[BEGIN]

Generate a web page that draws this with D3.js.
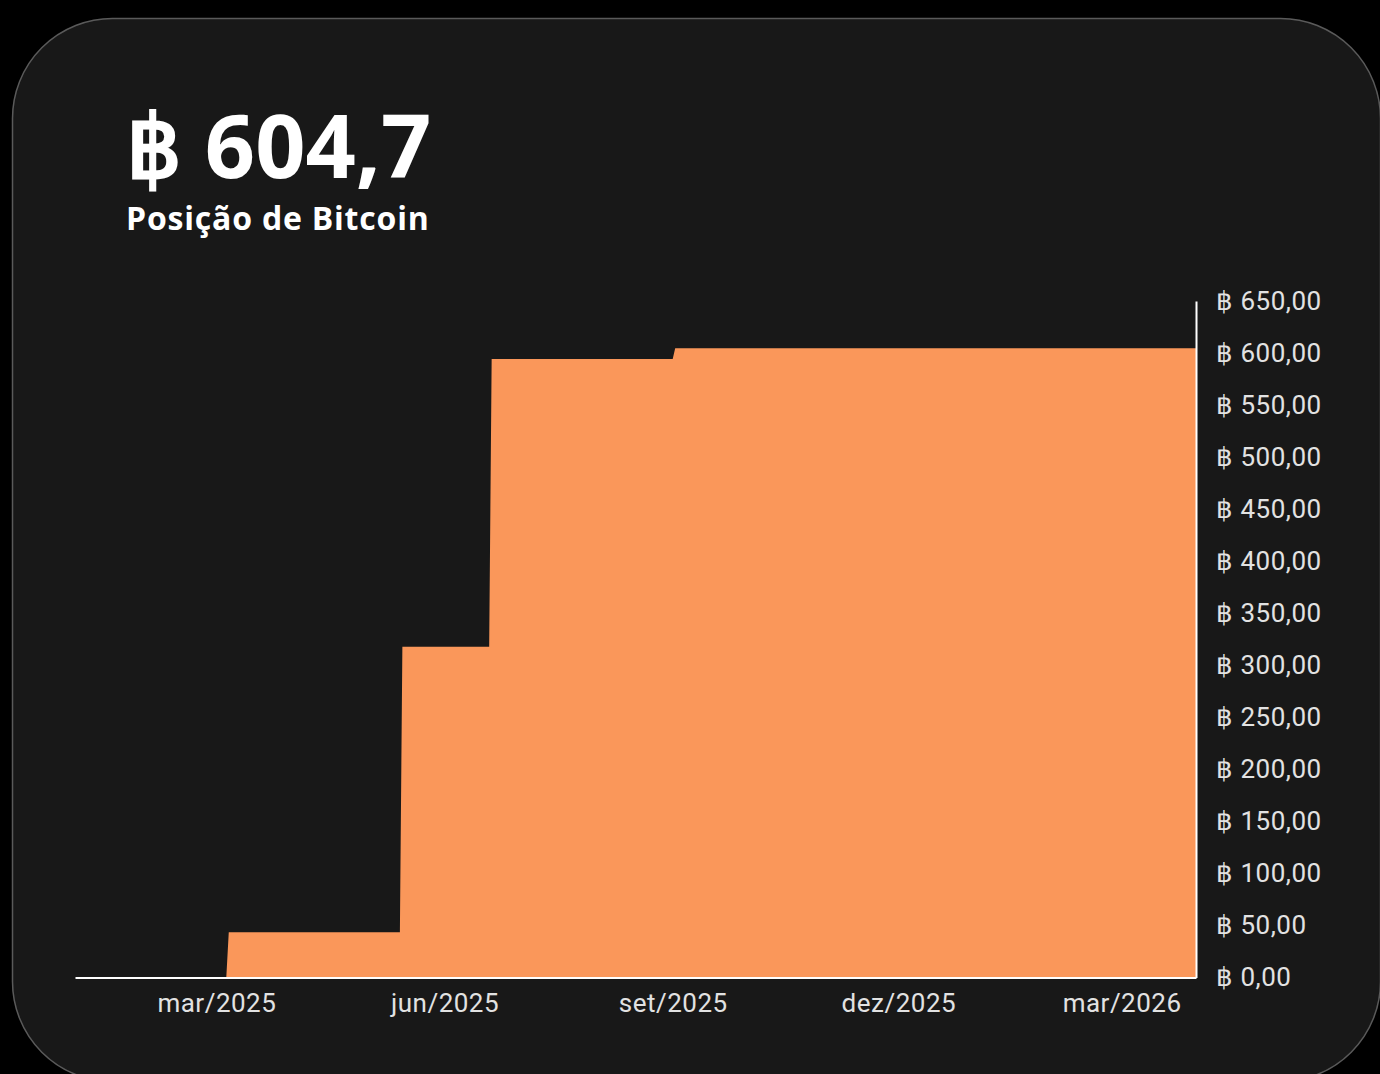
<!DOCTYPE html>
<html>
<head>
<meta charset="utf-8">
<script src="https://cdn.jsdelivr.net/npm/d3@7"></script>
<style>
  html, body { margin: 0; padding: 0; background: #000; }
  svg { display: block; }
</style>
</head>
<body>
<svg id="chart" width="1380" height="1074"></svg>
<script>
// ---- data ----
const dates = ["2025-01-03", "2025-03-05", "2025-03-06", "2025-05-14", "2025-05-15", "2025-06-19", "2025-06-20", "2025-09-01", "2025-09-02", "2026-03-31"];
const holdings = [0, 0, 43.5, 43.5, 317.8, 317.8, 594.2, 594.2, 604.7, 604.7];
const xTickDates = ["2025-03-01", "2025-06-01", "2025-09-01", "2025-12-01", "2026-03-01"];
const xTickLabels = ["mar/2025", "jun/2025", "set/2025", "dez/2025", "mar/2026"];
const yTicks = [0, 50, 100, 150, 200, 250, 300, 350, 400, 450, 500, 550, 600, 650];
const titleValue = "฿ 604,7";
const subtitle = "Posição de Bitcoin";

const parse = d3.utcParse("%Y-%m-%d");
const data = dates.map((d, i) => ({ date: parse(d), value: holdings[i] }));

const svg = d3.select("#chart");

// card
svg.append("rect")
  .attr("x", 12.5).attr("y", 18.5)
  .attr("width", 1368).attr("height", 1063)
  .attr("rx", 100).attr("ry", 100)
  .attr("fill", "#181818")
  .attr("stroke", "#5a5a5a").attr("stroke-width", 1.5);

// title
svg.append("text")
  .attr("x", 126).attr("y", 178)
  .attr("fill", "#ffffff")
  .attr("font-family", "'Open Sans', sans-serif")
  .attr("font-weight", 700)
  .attr("font-size", 88)
  .text(titleValue);

svg.append("text")
  .attr("x", 126).attr("y", 230)
  .attr("fill", "#ffffff")
  .attr("font-family", "'Open Sans', sans-serif")
  .attr("font-weight", 700)
  .attr("font-size", 32)
  .attr("letter-spacing", 0.8)
  .text(subtitle);

// scales
const x = d3.scaleUtc()
  .domain([parse(dates[0]), parse(dates[dates.length - 1])])
  .range([75, 1196]);
const y = d3.scaleLinear().domain([0, 650]).range([977.5, 301]);

// area
const area = d3.area()
  .x(d => x(d.date))
  .y0(y(0))
  .y1(d => y(d.value))
  .curve(d3.curveLinear);

svg.append("path")
  .datum(data)
  .attr("d", area)
  .attr("fill", "#FA975A");

// number format
const locale = d3.formatLocale({ decimal: ",", thousands: ".", grouping: [3], currency: ["", ""] });
const fmt = locale.format(",.2f");

// right axis
const yAxis = d3.axisRight(y)
  .tickValues(yTicks)
  .tickSize(0)
  .tickPadding(20)
  .tickFormat(d => "฿ " + fmt(d));

const gy = svg.append("g")
  .attr("transform", "translate(1196,0)")
  .call(yAxis);
gy.select(".domain").attr("stroke", "#ffffff").attr("stroke-width", 2);
gy.selectAll("text")
  .attr("fill", "#e2e2e2")
  .attr("font-family", "Roboto, sans-serif")
  .attr("font-size", 26)
  .attr("letter-spacing", 0.5);

// bottom axis
const xAxis = d3.axisBottom(x)
  .tickValues(xTickDates.map(parse))
  .tickSize(0)
  .tickPadding(16)
  .tickFormat((d, i) => xTickLabels[i]);

const gx = svg.append("g")
  .attr("transform", "translate(0,977.5)")
  .call(xAxis);
gx.select(".domain").attr("stroke", "#ffffff").attr("stroke-width", 2);
gx.selectAll("text")
  .attr("fill", "#e2e2e2")
  .attr("font-family", "Roboto, sans-serif")
  .attr("font-size", 26)
  .attr("letter-spacing", 0.5);
</script>
</body>
</html>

[END]

Aim of the exercise – Reproduce the listing above exactly, excluding all pictures.

The solution –
Generate a web page that draws this with D3.js.
<!DOCTYPE html>
<html>
<head>
<meta charset="utf-8">
<script src="https://cdn.jsdelivr.net/npm/d3@7"></script>
<style>
  html, body { margin: 0; padding: 0; background: #000; }
  svg { display: block; }
</style>
</head>
<body>
<svg id="chart" width="1380" height="1074"></svg>
<script>
// ---- data ----
const dates = ["2025-01-03", "2025-03-05", "2025-03-06", "2025-05-14", "2025-05-15", "2025-06-19", "2025-06-20", "2025-09-01", "2025-09-02", "2026-03-31"];
const holdings = [0, 0, 43.5, 43.5, 317.8, 317.8, 594.2, 594.2, 604.7, 604.7];
const xTickDates = ["2025-03-01", "2025-06-01", "2025-09-01", "2025-12-01", "2026-03-01"];
const xTickLabels = ["mar/2025", "jun/2025", "set/2025", "dez/2025", "mar/2026"];
const yTicks = [0, 50, 100, 150, 200, 250, 300, 350, 400, 450, 500, 550, 600, 650];
const titleValue = "฿ 604,7";
const subtitle = "Posição de Bitcoin";

const parse = d3.utcParse("%Y-%m-%d");
const data = dates.map((d, i) => ({ date: parse(d), value: holdings[i] }));

const svg = d3.select("#chart");

// card
svg.append("rect")
  .attr("x", 12.5).attr("y", 18.5)
  .attr("width", 1368).attr("height", 1063)
  .attr("rx", 100).attr("ry", 100)
  .attr("fill", "#181818")
  .attr("stroke", "#5a5a5a").attr("stroke-width", 1.5);

// title
svg.append("text")
  .attr("x", 126).attr("y", 178)
  .attr("fill", "#ffffff")
  .attr("font-family", "'Open Sans', sans-serif")
  .attr("font-weight", 700)
  .attr("font-size", 88)
  .text(titleValue);

svg.append("text")
  .attr("x", 126).attr("y", 230)
  .attr("fill", "#ffffff")
  .attr("font-family", "'Open Sans', sans-serif")
  .attr("font-weight", 700)
  .attr("font-size", 32)
  .attr("letter-spacing", 0.8)
  .text(subtitle);

// scales
const x = d3.scaleUtc()
  .domain([parse(dates[0]), parse(dates[dates.length - 1])])
  .range([75, 1196]);
const y = d3.scaleLinear().domain([0, 650]).range([977.5, 301]);

// area
const area = d3.area()
  .x(d => x(d.date))
  .y0(y(0))
  .y1(d => y(d.value))
  .curve(d3.curveLinear);

svg.append("path")
  .datum(data)
  .attr("d", area)
  .attr("fill", "#FA975A");

// number format
const locale = d3.formatLocale({ decimal: ",", thousands: ".", grouping: [3], currency: ["", ""] });
const fmt = locale.format(",.2f");

// right axis
const yAxis = d3.axisRight(y)
  .tickValues(yTicks)
  .tickSize(0)
  .tickPadding(20)
  .tickFormat(d => "฿ " + fmt(d));

const gy = svg.append("g")
  .attr("transform", "translate(1196,0)")
  .call(yAxis);
gy.select(".domain").attr("stroke", "#ffffff").attr("stroke-width", 2);
gy.selectAll("text")
  .attr("fill", "#e2e2e2")
  .attr("font-family", "Roboto, sans-serif")
  .attr("font-size", 26)
  .attr("letter-spacing", 0.5);

// bottom axis
const xAxis = d3.axisBottom(x)
  .tickValues(xTickDates.map(parse))
  .tickSize(0)
  .tickPadding(16)
  .tickFormat((d, i) => xTickLabels[i]);

const gx = svg.append("g")
  .attr("transform", "translate(0,977.5)")
  .call(xAxis);
gx.select(".domain").attr("stroke", "#ffffff").attr("stroke-width", 2);
gx.selectAll("text")
  .attr("fill", "#e2e2e2")
  .attr("font-family", "Roboto, sans-serif")
  .attr("font-size", 26)
  .attr("letter-spacing", 0.5);
</script>
</body>
</html>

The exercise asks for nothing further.